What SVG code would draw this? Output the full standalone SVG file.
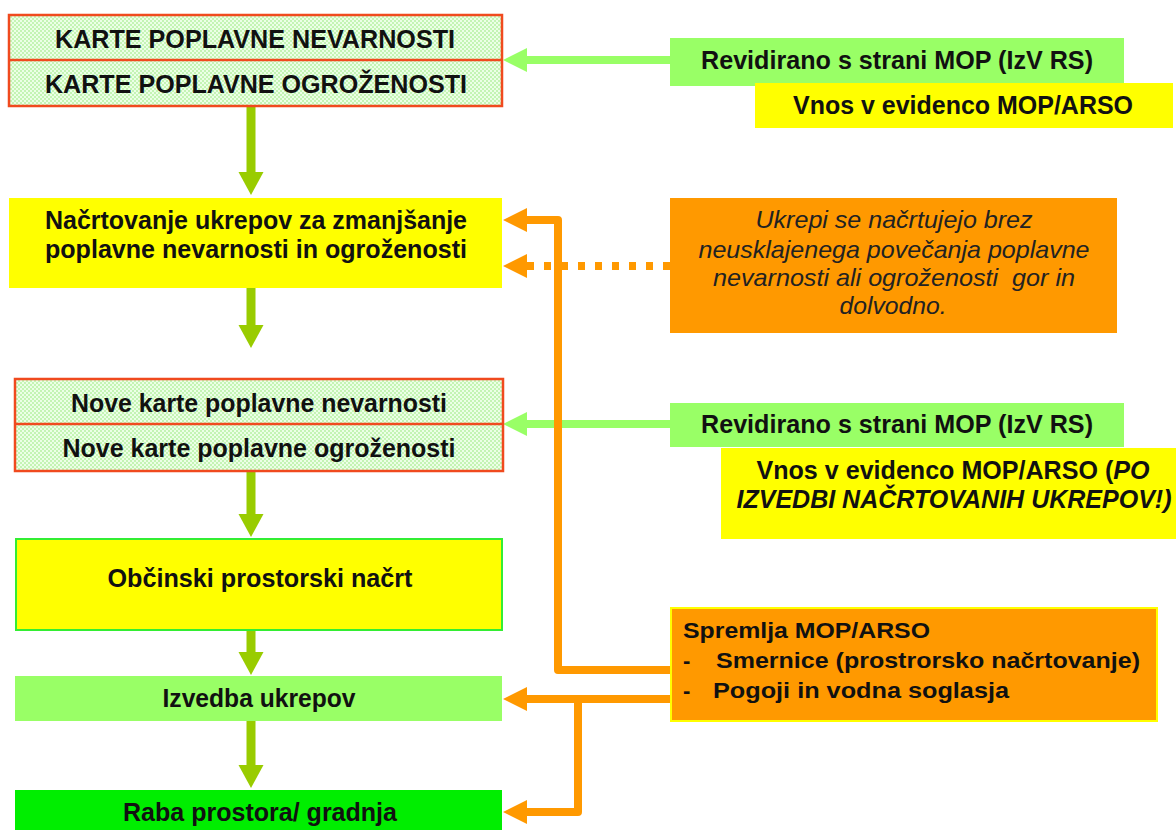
<svg xmlns="http://www.w3.org/2000/svg" width="1176" height="830" viewBox="0 0 1176 830">
<style>
  .t { font-family: "Liberation Sans", Arial, sans-serif; font-weight: bold; fill: #111; }
  .l { font-size: 25px; }
  .c { text-anchor: middle; }
  .it { font-family: "Liberation Sans", Arial, sans-serif; font-style: italic; font-size: 24px; fill: #222; text-anchor: middle; }
  .s { font-size: 22px; }
  .map { fill: url(#dots); stroke: #f04a1e; stroke-width: 2.5; }
  .shaftG { stroke: #99cc00; stroke-width: 9; fill: none; }
  .shaftL { stroke: #99ff66; stroke-width: 8; fill: none; }
  .shaftO { stroke: #ff9900; stroke-width: 8; fill: none; stroke-linejoin: round; }
</style>
<defs>
  <pattern id="dots" width="4" height="4" patternUnits="userSpaceOnUse">
    <rect width="4" height="4" fill="#c4f4b4"/>
    <rect width="2" height="2" fill="#ecffe6"/>
    <rect x="2" y="2" width="2" height="2" fill="#ecffe6"/>
  </pattern>
  <marker id="mG" markerUnits="userSpaceOnUse" viewBox="0 -15 30 30" markerWidth="30" markerHeight="30" refX="0" refY="0" orient="auto">
    <path d="M0,-12.5 L23,0 L0,12.5 z" fill="#99cc00"/>
  </marker>
  <marker id="mL" markerUnits="userSpaceOnUse" viewBox="0 -15 30 30" markerWidth="30" markerHeight="30" refX="0" refY="0" orient="auto">
    <path d="M0,-12 L24,0 L0,12 z" fill="#99ff66"/>
  </marker>
  <marker id="mO" markerUnits="userSpaceOnUse" viewBox="0 -15 30 30" markerWidth="30" markerHeight="30" refX="0" refY="0" orient="auto">
    <path d="M0,-12 L24,0 L0,12 z" fill="#ff9900"/>
  </marker>
</defs>
<rect width="1176" height="830" fill="#ffffff"/>

<g id="connectors">
  <path class="shaftG" d="M251,106 V172" marker-end="url(#mG)"/>
  <path class="shaftG" d="M251,288 V325" marker-end="url(#mG)"/>
  <path class="shaftG" d="M251,471 V514" marker-end="url(#mG)"/>
  <path class="shaftG" d="M251,630 V652" marker-end="url(#mG)"/>
  <path class="shaftG" d="M251,721 V765" marker-end="url(#mG)"/>
  <path class="shaftL" d="M670,60 H527" marker-end="url(#mL)"/>
  <path class="shaftL" d="M670,424 H527" marker-end="url(#mL)"/>
  <path class="shaftO" d="M670,266 H527" stroke-width="9" stroke-dasharray="7 10" marker-end="url(#mO)"/>
  <path class="shaftO" d="M670,670 H558 V220 H527" marker-end="url(#mO)"/>
  <path class="shaftO" d="M670,699 H527" marker-end="url(#mO)"/>
  <path class="shaftO" d="M578,699 V812 H527" marker-end="url(#mO)"/>
</g>

<g id="karte">
  <rect class="map" x="9" y="15" width="493" height="91"/>
  <line x1="9" y1="60" x2="502" y2="60" stroke="#f04a1e" stroke-width="2.5"/>
  <text class="t l c" x="255" y="48" textLength="400" lengthAdjust="spacingAndGlyphs">KARTE POPLAVNE NEVARNOSTI</text>
  <text class="t l c" x="256" y="93" textLength="422" lengthAdjust="spacingAndGlyphs">KARTE POPLAVNE OGROŽENOSTI</text>
</g>

<g id="nacrtovanje">
  <rect x="9" y="198" width="493" height="90" fill="#ffff00"/>
  <text class="t l c" x="256" y="229" textLength="422" lengthAdjust="spacingAndGlyphs">Načrtovanje ukrepov za zmanjšanje</text>
  <text class="t l c" x="256" y="258" textLength="422" lengthAdjust="spacingAndGlyphs">poplavne nevarnosti in ogroženosti</text>
</g>

<g id="nove-karte">
  <rect class="map" x="15" y="379" width="488" height="92"/>
  <line x1="15" y1="424" x2="503" y2="424" stroke="#f04a1e" stroke-width="2.5"/>
  <text class="t l c" x="259" y="412" textLength="376" lengthAdjust="spacingAndGlyphs">Nove karte poplavne nevarnosti</text>
  <text class="t l c" x="259" y="457" textLength="393" lengthAdjust="spacingAndGlyphs">Nove karte poplavne ogroženosti</text>
</g>

<g id="obcinski">
  <rect x="16" y="539" width="486" height="91" fill="#ffff00" stroke="#33ee33" stroke-width="2"/>
  <text class="t l c" x="260" y="587" textLength="305" lengthAdjust="spacingAndGlyphs">Občinski prostorski načrt</text>
</g>

<g id="izvedba">
  <rect x="15" y="676" width="487" height="45" fill="#99ff66"/>
  <text class="t l c" x="259" y="707" textLength="193" lengthAdjust="spacingAndGlyphs">Izvedba ukrepov</text>
</g>

<g id="raba">
  <rect x="15" y="790" width="487" height="42" fill="#00ee00"/>
  <text class="t l c" x="260" y="821" textLength="274" lengthAdjust="spacingAndGlyphs">Raba prostora/ gradnja</text>
</g>

<g id="revidirano-1">
  <rect x="670" y="38" width="454" height="48" fill="#99ff66"/>
  <text class="t l c" x="897" y="69" textLength="392" lengthAdjust="spacingAndGlyphs">Revidirano s strani MOP (IzV RS)</text>
</g>

<g id="vnos-1">
  <rect x="755" y="83" width="418" height="45" fill="#ffff00"/>
  <text class="t l c" x="963" y="114" textLength="340" lengthAdjust="spacingAndGlyphs">Vnos v evidenco MOP/ARSO</text>
</g>

<g id="opomba">
  <rect x="670" y="198" width="447" height="135" fill="#ff9900"/>
  <text class="it" x="894" y="228" textLength="277" lengthAdjust="spacingAndGlyphs">Ukrepi se načrtujejo brez</text>
  <text class="it" x="894" y="258" textLength="391" lengthAdjust="spacingAndGlyphs">neusklajenega povečanja poplavne</text>
  <text class="it" x="894" y="286" textLength="362" lengthAdjust="spacingAndGlyphs" xml:space="preserve">nevarnosti ali ogroženosti  gor in</text>
  <text class="it" x="893" y="314" textLength="107" lengthAdjust="spacingAndGlyphs">dolvodno.</text>
</g>

<g id="revidirano-2">
  <rect x="670" y="403" width="454" height="44" fill="#99ff66"/>
  <text class="t l c" x="897" y="433" textLength="392" lengthAdjust="spacingAndGlyphs">Revidirano s strani MOP (IzV RS)</text>
</g>

<g id="vnos-2">
  <rect x="721" y="448" width="455" height="91" fill="#ffff00"/>
  <text class="t l c" x="953" y="479" textLength="393" lengthAdjust="spacingAndGlyphs">Vnos v evidenco MOP/ARSO (<tspan font-style="italic">PO</tspan></text>
  <text class="t l c" x="954" y="508" font-style="italic" textLength="435" lengthAdjust="spacingAndGlyphs">IZVEDBI NAČRTOVANIH UKREPOV!)</text>
</g>

<g id="spremlja">
  <rect x="671" y="608" width="486" height="113" fill="#ff9900" stroke="#ffff00" stroke-width="2"/>
  <text class="t s" x="683" y="638" textLength="247" lengthAdjust="spacingAndGlyphs">Spremlja MOP/ARSO</text>
  <text class="t s" x="683" y="668">-</text>
  <text class="t s" x="716" y="668" textLength="424" lengthAdjust="spacingAndGlyphs">Smernice (prostrorsko načrtovanje)</text>
  <text class="t s" x="683" y="698">-</text>
  <text class="t s" x="713" y="698" textLength="296" lengthAdjust="spacingAndGlyphs">Pogoji in vodna soglasja</text>
</g>
</svg>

:::::

# EXERCISE PROMPT:
Leave the pictures out, and print every line of the listing exactly as written.

# EXERCISE ANSWER:
What SVG code would draw this? Output the full standalone SVG file.
<svg xmlns="http://www.w3.org/2000/svg" width="1176" height="830" viewBox="0 0 1176 830">
<style>
  .t { font-family: "Liberation Sans", Arial, sans-serif; font-weight: bold; fill: #111; }
  .l { font-size: 25px; }
  .c { text-anchor: middle; }
  .it { font-family: "Liberation Sans", Arial, sans-serif; font-style: italic; font-size: 24px; fill: #222; text-anchor: middle; }
  .s { font-size: 22px; }
  .map { fill: url(#dots); stroke: #f04a1e; stroke-width: 2.5; }
  .shaftG { stroke: #99cc00; stroke-width: 9; fill: none; }
  .shaftL { stroke: #99ff66; stroke-width: 8; fill: none; }
  .shaftO { stroke: #ff9900; stroke-width: 8; fill: none; stroke-linejoin: round; }
</style>
<defs>
  <pattern id="dots" width="4" height="4" patternUnits="userSpaceOnUse">
    <rect width="4" height="4" fill="#c4f4b4"/>
    <rect width="2" height="2" fill="#ecffe6"/>
    <rect x="2" y="2" width="2" height="2" fill="#ecffe6"/>
  </pattern>
  <marker id="mG" markerUnits="userSpaceOnUse" viewBox="0 -15 30 30" markerWidth="30" markerHeight="30" refX="0" refY="0" orient="auto">
    <path d="M0,-12.5 L23,0 L0,12.5 z" fill="#99cc00"/>
  </marker>
  <marker id="mL" markerUnits="userSpaceOnUse" viewBox="0 -15 30 30" markerWidth="30" markerHeight="30" refX="0" refY="0" orient="auto">
    <path d="M0,-12 L24,0 L0,12 z" fill="#99ff66"/>
  </marker>
  <marker id="mO" markerUnits="userSpaceOnUse" viewBox="0 -15 30 30" markerWidth="30" markerHeight="30" refX="0" refY="0" orient="auto">
    <path d="M0,-12 L24,0 L0,12 z" fill="#ff9900"/>
  </marker>
</defs>
<rect width="1176" height="830" fill="#ffffff"/>

<g id="connectors">
  <path class="shaftG" d="M251,106 V172" marker-end="url(#mG)"/>
  <path class="shaftG" d="M251,288 V325" marker-end="url(#mG)"/>
  <path class="shaftG" d="M251,471 V514" marker-end="url(#mG)"/>
  <path class="shaftG" d="M251,630 V652" marker-end="url(#mG)"/>
  <path class="shaftG" d="M251,721 V765" marker-end="url(#mG)"/>
  <path class="shaftL" d="M670,60 H527" marker-end="url(#mL)"/>
  <path class="shaftL" d="M670,424 H527" marker-end="url(#mL)"/>
  <path class="shaftO" d="M670,266 H527" stroke-width="9" stroke-dasharray="7 10" marker-end="url(#mO)"/>
  <path class="shaftO" d="M670,670 H558 V220 H527" marker-end="url(#mO)"/>
  <path class="shaftO" d="M670,699 H527" marker-end="url(#mO)"/>
  <path class="shaftO" d="M578,699 V812 H527" marker-end="url(#mO)"/>
</g>

<g id="karte">
  <rect class="map" x="9" y="15" width="493" height="91"/>
  <line x1="9" y1="60" x2="502" y2="60" stroke="#f04a1e" stroke-width="2.5"/>
  <text class="t l c" x="255" y="48" textLength="400" lengthAdjust="spacingAndGlyphs">KARTE POPLAVNE NEVARNOSTI</text>
  <text class="t l c" x="256" y="93" textLength="422" lengthAdjust="spacingAndGlyphs">KARTE POPLAVNE OGROŽENOSTI</text>
</g>

<g id="nacrtovanje">
  <rect x="9" y="198" width="493" height="90" fill="#ffff00"/>
  <text class="t l c" x="256" y="229" textLength="422" lengthAdjust="spacingAndGlyphs">Načrtovanje ukrepov za zmanjšanje</text>
  <text class="t l c" x="256" y="258" textLength="422" lengthAdjust="spacingAndGlyphs">poplavne nevarnosti in ogroženosti</text>
</g>

<g id="nove-karte">
  <rect class="map" x="15" y="379" width="488" height="92"/>
  <line x1="15" y1="424" x2="503" y2="424" stroke="#f04a1e" stroke-width="2.5"/>
  <text class="t l c" x="259" y="412" textLength="376" lengthAdjust="spacingAndGlyphs">Nove karte poplavne nevarnosti</text>
  <text class="t l c" x="259" y="457" textLength="393" lengthAdjust="spacingAndGlyphs">Nove karte poplavne ogroženosti</text>
</g>

<g id="obcinski">
  <rect x="16" y="539" width="486" height="91" fill="#ffff00" stroke="#33ee33" stroke-width="2"/>
  <text class="t l c" x="260" y="587" textLength="305" lengthAdjust="spacingAndGlyphs">Občinski prostorski načrt</text>
</g>

<g id="izvedba">
  <rect x="15" y="676" width="487" height="45" fill="#99ff66"/>
  <text class="t l c" x="259" y="707" textLength="193" lengthAdjust="spacingAndGlyphs">Izvedba ukrepov</text>
</g>

<g id="raba">
  <rect x="15" y="790" width="487" height="42" fill="#00ee00"/>
  <text class="t l c" x="260" y="821" textLength="274" lengthAdjust="spacingAndGlyphs">Raba prostora/ gradnja</text>
</g>

<g id="revidirano-1">
  <rect x="670" y="38" width="454" height="48" fill="#99ff66"/>
  <text class="t l c" x="897" y="69" textLength="392" lengthAdjust="spacingAndGlyphs">Revidirano s strani MOP (IzV RS)</text>
</g>

<g id="vnos-1">
  <rect x="755" y="83" width="418" height="45" fill="#ffff00"/>
  <text class="t l c" x="963" y="114" textLength="340" lengthAdjust="spacingAndGlyphs">Vnos v evidenco MOP/ARSO</text>
</g>

<g id="opomba">
  <rect x="670" y="198" width="447" height="135" fill="#ff9900"/>
  <text class="it" x="894" y="228" textLength="277" lengthAdjust="spacingAndGlyphs">Ukrepi se načrtujejo brez</text>
  <text class="it" x="894" y="258" textLength="391" lengthAdjust="spacingAndGlyphs">neusklajenega povečanja poplavne</text>
  <text class="it" x="894" y="286" textLength="362" lengthAdjust="spacingAndGlyphs" xml:space="preserve">nevarnosti ali ogroženosti  gor in</text>
  <text class="it" x="893" y="314" textLength="107" lengthAdjust="spacingAndGlyphs">dolvodno.</text>
</g>

<g id="revidirano-2">
  <rect x="670" y="403" width="454" height="44" fill="#99ff66"/>
  <text class="t l c" x="897" y="433" textLength="392" lengthAdjust="spacingAndGlyphs">Revidirano s strani MOP (IzV RS)</text>
</g>

<g id="vnos-2">
  <rect x="721" y="448" width="455" height="91" fill="#ffff00"/>
  <text class="t l c" x="953" y="479" textLength="393" lengthAdjust="spacingAndGlyphs">Vnos v evidenco MOP/ARSO (<tspan font-style="italic">PO</tspan></text>
  <text class="t l c" x="954" y="508" font-style="italic" textLength="435" lengthAdjust="spacingAndGlyphs">IZVEDBI NAČRTOVANIH UKREPOV!)</text>
</g>

<g id="spremlja">
  <rect x="671" y="608" width="486" height="113" fill="#ff9900" stroke="#ffff00" stroke-width="2"/>
  <text class="t s" x="683" y="638" textLength="247" lengthAdjust="spacingAndGlyphs">Spremlja MOP/ARSO</text>
  <text class="t s" x="683" y="668">-</text>
  <text class="t s" x="716" y="668" textLength="424" lengthAdjust="spacingAndGlyphs">Smernice (prostrorsko načrtovanje)</text>
  <text class="t s" x="683" y="698">-</text>
  <text class="t s" x="713" y="698" textLength="296" lengthAdjust="spacingAndGlyphs">Pogoji in vodna soglasja</text>
</g>
</svg>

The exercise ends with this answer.